Gilbert, who admitted he has no experience editing plays, edited the play and after the first showing, had to edit it more after he said the students called it a “three-hour blooper reel.”

“It’s hilarious to watch,” Poling said. “One of those things I wouldn’t watch all in one go… I would go through sort of how I would with a bad animated sitcom, for 20 minutes at a time for a good laugh.”

Poling has starred in theater productions since 8th grade and said the “cool part” about the play being filmed was being able to see himself on stage for once. Though he was Gilbert’s production assistant and not in many scenes, he still made some cameos, he said.

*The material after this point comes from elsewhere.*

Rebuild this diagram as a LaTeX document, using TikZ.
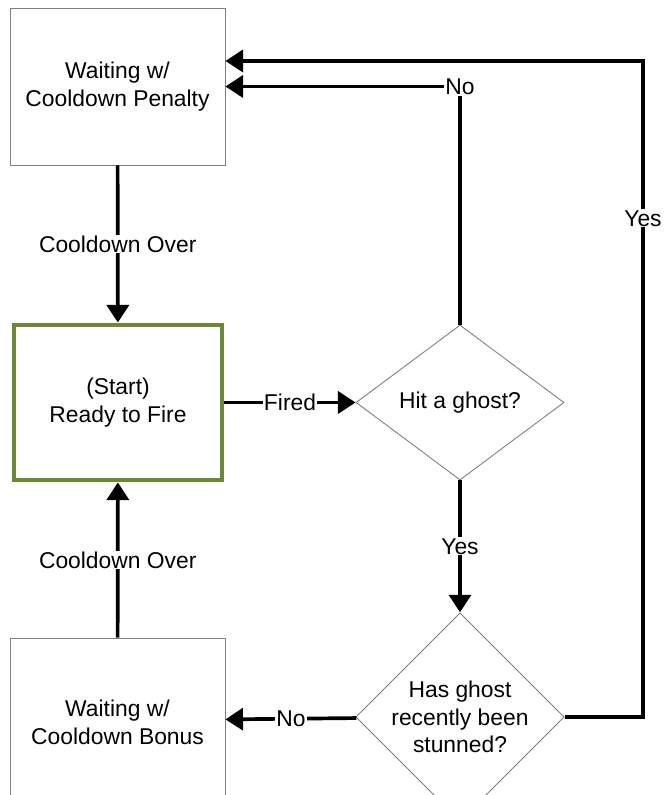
\documentclass[tikz,border=0pt]{standalone}
\usepackage{fontspec}
\setmainfont{Liberation Sans}
\usetikzlibrary{positioning,shapes.geometric,arrows.meta}
\definecolor{ink}{HTML}{000000}
\definecolor{frame}{HTML}{7F7F7F}
\definecolor{leaf}{HTML}{6B8838}

\begin{document}
\begin{tikzpicture}[
  % Node styles
  state/.style={
    rectangle,
    draw=frame,
    fill=white,
    line width=0.5pt,
    minimum width=4.3cm,
    minimum height=3.14cm,
    inner sep=0pt,
    align=center,
    font=\fontsize{13}{15.5}\selectfont,
  },
  start state/.style={
    state,
    draw=leaf,
    line width=2.8pt,
    minimum width=4.16cm,
    minimum height=3.1cm,
  },
  test/.style={
    diamond,
    draw=frame,
    fill=white,
    line width=0.5pt,
    minimum width=4.16cm,
    minimum height=3.1cm,
    inner sep=0pt,
    align=center,
    font=\fontsize{13}{15.5}\selectfont,
  },
  % Edge styles
  flow/.style={
    draw=ink,
    line width=2.1pt,
    -{Triangle[length=10pt,width=12.5pt]},
  },
  tag/.style={
    fill=white,
    inner sep=0.6pt,
    font=\fontsize{13}{15.5}\selectfont,
  },
]
  \useasboundingbox (0,0) rectangle (13.28,15.9);

  % States
  \node[state] (penalty) at (2.35,14.17) {Waiting w/\\Cooldown Penalty};
  \node[start state] (ready) at (2.36,7.85) {(Start)\\Ready to Fire};
  \node[state, minimum height=3.3cm] (bonus) at (2.35,1.49) {\\[-4pt]Waiting w/\\Cooldown Bonus};

  % Decisions
  \node[test] (hit) at (9.2,7.85) {Hit a ghost?};
  \node[test] (stunned) at (9.2,1.56) {Has ghost\\recently been\\stunned?};

  % Turning point of the right-hand return line
  \coordinate (yesturn) at (12.86,14.68);

  % Edges
  \draw[flow] (penalty) -- node[tag] {Cooldown Over} (ready);
  \draw[flow] (bonus) -- node[tag] {Cooldown Over} (ready);
  \draw[flow] (ready) -- node[tag] {Fired} (hit);
  \draw[flow] (hit) -- node[tag] {Yes} (stunned);
  \draw[flow] (stunned) -- node[tag] {No} (bonus);
  \draw[flow] (hit.north) |- node[tag] {No} (penalty.east);
  \draw[flow] (stunned.east) -| node[tag, pos=0.88] {Yes} (yesturn)
    -- (yesturn -| penalty.east);

\end{tikzpicture}
\end{document}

“In previous shows, you never get to see the final production if you are a lead because you are in so many scenes,” Poling said. “But this year, we get to see everything and fully enjoy it.”

After the process, Poling said students “didn’t know what to do with their time,” mainly because of how fun the process was, but also because of how long it took — nearly the whole year. Poling said a lot of first-year students participated and he was happy to see the turn out. In normal years, the musicals can attract people from different sports and students who normally wouldn’t participate in theater, but this year they did not see that type of turn out.

In all, Poling said it was “great experience” and said he will try to be a part of drama productions next year when he attends the University of Maine, if he has time between his engineering coursework.

“I think people learned a lot, like how to write better and how to write dialogue,” Poling said. “I think going into that, writers had little experience with that, no one had published anything or had written a play, we had to learn a lot about technical theater.”